The concept researchers call “goodness of fit” applies everywhere: parenting styles that match a child’s temperament produce better outcomes than one-size-fits-all approaches. Relationships work better when both people understand each other’s reactive tendencies rather than interpreting them as personal choices. Career satisfaction depends partly on whether the daily demands of your work align with or constantly fight against your natural wiring.

How to Assess Your Temperament

The most validated tool for adults is the Adult Temperament Questionnaire, developed from decades of research. The standard version has 177 items, and a short form has 77. It measures the four broad dimensions (negative affect, extraversion, effortful control, and orienting sensitivity) along with their specific sub-traits. It’s a self-report questionnaire, meaning you rate how well various statements describe your typical reactions.
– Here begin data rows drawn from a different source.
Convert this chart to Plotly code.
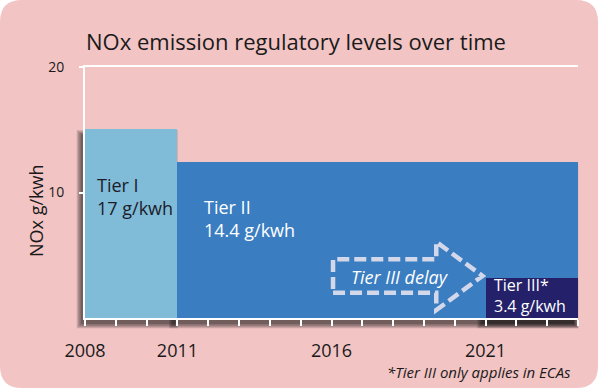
import plotly.graph_objects as go

# ---- data ----
tiers = ["Tier I", "Tier II", "Tier III*"]
start_year = [2008, 2011, 2021]
end_year = [2011, 2024, 2024]
bar_height = [15.1, 12.4, 3.2]
limit_text = ["17 g/kwh", "14.4 g/kwh", "3.4 g/kwh"]
year_ticks = [2008, 2011, 2016, 2021]
value_ticks = [10, 20]
delay_start, delay_head, delay_end = 2016.05, 2019.4, 2020.9

# ---- style ----
bar_colors = ["#80BBD8", "#3B7DC1", "#24216A"]
label_colors = ["#1c1c2a", "white", "white"]
label_sizes = [18, 18, 16]
label_xshift = [10, 25, 6]
label_y = [9.7, 7.9, 1.8]
PINK = "#F2C4C4"
FONT = "Open Sans"

W, H = 599, 389
L, R, T, B = 85, 21, 67, 71
PW, PH = W - L - R, H - T - B
XR, YR = [2008, 2024], [0, 20]


def xpx(v):
    return L + (v - XR[0]) / (XR[1] - XR[0]) * PW


def ypx(v):
    return T + (YR[1] - v) / (YR[1] - YR[0]) * PH


def xpap(p):
    return (p - L) / PW


def ypap(p):
    return (H - B - p) / PH


fig = go.Figure()

shapes = []
# rounded pink panel
r = 22
x0, x1, y0, y1 = 0, W - 1, 0, H - 1
path = (f"M {xpap(x0 + r)},{ypap(y0)} L {xpap(x1 - r)},{ypap(y0)} "
        f"Q {xpap(x1)},{ypap(y0)} {xpap(x1)},{ypap(y0 + r)} "
        f"L {xpap(x1)},{ypap(y1 - r)} Q {xpap(x1)},{ypap(y1)} {xpap(x1 - r)},{ypap(y1)} "
        f"L {xpap(x0 + r)},{ypap(y1)} Q {xpap(x0)},{ypap(y1)} {xpap(x0)},{ypap(y1 - r)} "
        f"L {xpap(x0)},{ypap(y0 + r)} Q {xpap(x0)},{ypap(y0)} {xpap(x0 + r)},{ypap(y0)} Z")
shapes.append(dict(type="path", xref="paper", yref="paper", path=path,
                   fillcolor=PINK, line=dict(width=0), layer="below"))

# soft drop shadows behind bars
for s, e, h in zip(start_year, end_year, bar_height):
    lx, rx = xpx(s) - 4, xpx(e) - 4
    ty, by = ypx(h) + 6, ypx(0) + 6
    for k in range(4):
        ex = 1.4 * k
        shapes.append(dict(type="rect", xref="paper", yref="paper",
                           x0=xpap(lx - ex), x1=xpap(rx + ex),
                           y0=ypap(by + ex), y1=ypap(ty - ex),
                           fillcolor="black", opacity=0.17, line=dict(width=0),
                           layer="below"))

# delay arrow (dashed outline)
yb0, yb1, yh0, yh1, ymid = 2.02, 4.68, 0.63, 6.07, 3.35
apath = (f"M {delay_start},{yb0} L {delay_head},{yb0} L {delay_head},{yh0} "
         f"L {delay_end},{ymid} L {delay_head},{yh1} L {delay_head},{yb1} "
         f"L {delay_start},{yb1} Z")
shapes.append(dict(type="path", xref="x", yref="y", path=apath,
                   line=dict(color="#D3D7EA", width=4.5, dash="12px,5px"),
                   fillcolor="rgba(0,0,0,0)", layer="above"))

for i in range(len(tiers)):
    fig.add_trace(go.Bar(
        x=[(start_year[i] + end_year[i]) / 2], y=[bar_height[i]],
        width=[end_year[i] - start_year[i]], name=tiers[i],
        marker=dict(color=bar_colors[i], line=dict(width=0)),
        hoverinfo="skip", showlegend=False))

annotations = []
for i in range(len(tiers)):
    annotations.append(dict(
        x=start_year[i], y=label_y[i], xref="x", yref="y", xanchor="left",
        yanchor="middle", xshift=label_xshift[i], showarrow=False, align="left",
        text=f"{tiers[i]}<br>{limit_text[i]}",
        font=dict(family=FONT, size=label_sizes[i], color=label_colors[i])))

annotations.append(dict(x=delay_start, y=3.25, xref="x", yref="y",
                        xanchor="left", xshift=16,
                        showarrow=False, text="<i>Tier III delay</i>",
                        font=dict(family=FONT, size=18, color="white")))
annotations.append(dict(x=xpap(573), y=ypap(372), xref="paper", yref="paper",
                        xanchor="right", yanchor="middle", showarrow=False,
                        text="<i>*Tier III only applies in ECAs</i>",
                        font=dict(family=FONT, size=15, color="#1a1a1a")))
annotations.append(dict(x=xpap(22), y=ypap(211), xref="paper", yref="paper",
                        textangle=-90, showarrow=False, text="NOx g/kwh",
                        font=dict(family=FONT, size=18, color="#1a1a1a")))

fig.update_layout(
    width=W, height=H,
    margin=dict(l=L, r=R, t=T, b=B, pad=0),
    paper_bgcolor="white", plot_bgcolor="rgba(0,0,0,0)",
    barmode="overlay", bargap=0,
    title=dict(text="NOx emission regulatory levels over time",
               x=296 / W, xanchor="center", y=1 - 42 / H, yanchor="middle",
               font=dict(family=FONT, size=22, color="#1a1a1a")),
    shapes=shapes, annotations=annotations,
    xaxis=dict(range=XR, tickvals=year_ticks, ticktext=[str(v) for v in year_ticks],
               showgrid=False, zeroline=False, showline=True, linecolor="white",
               linewidth=2, mirror=True, ticks="outside", ticklen=6, tickwidth=2,
               tickcolor="white", ticklabelstandoff=9,
               minor=dict(dtick=1, tick0=2008, ticks="outside", ticklen=6,
                          tickwidth=2, tickcolor="white", showgrid=False),
               tickfont=dict(family=FONT, size=18, color="#1a1a1a")),
    yaxis=dict(range=YR, tickvals=value_ticks, showgrid=False, zeroline=False,
               showline=True, linecolor="white", linewidth=2, ticks="outside",
               ticklen=4, tickwidth=2, tickcolor="white", ticklabelstandoff=12,
               tickfont=dict(family=FONT, size=14, color="#1a1a1a")),
)

fig.write_html("out.html", config={"displayModeBar": False},
               post_script="document.body.style.margin='0';document.body.style.padding='0';")
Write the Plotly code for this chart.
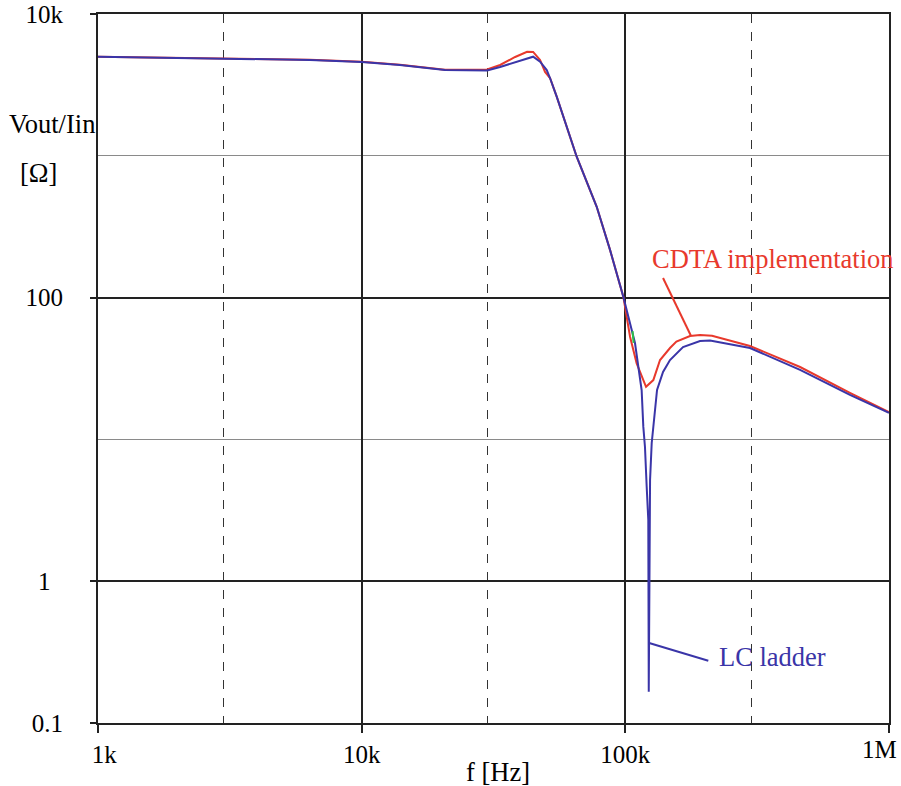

No single questionnaire captures everything, and self-assessment has obvious blind spots. You may overestimate your effortful control or underestimate your sensitivity because you’ve built your life around avoiding situations that trigger those traits. Combining your own assessment with honest feedback from people who know you well gives a more accurate picture. Pay special attention to how you react under stress or surprise, since those moments reveal temperament more clearly than your rehearsed, comfortable routines.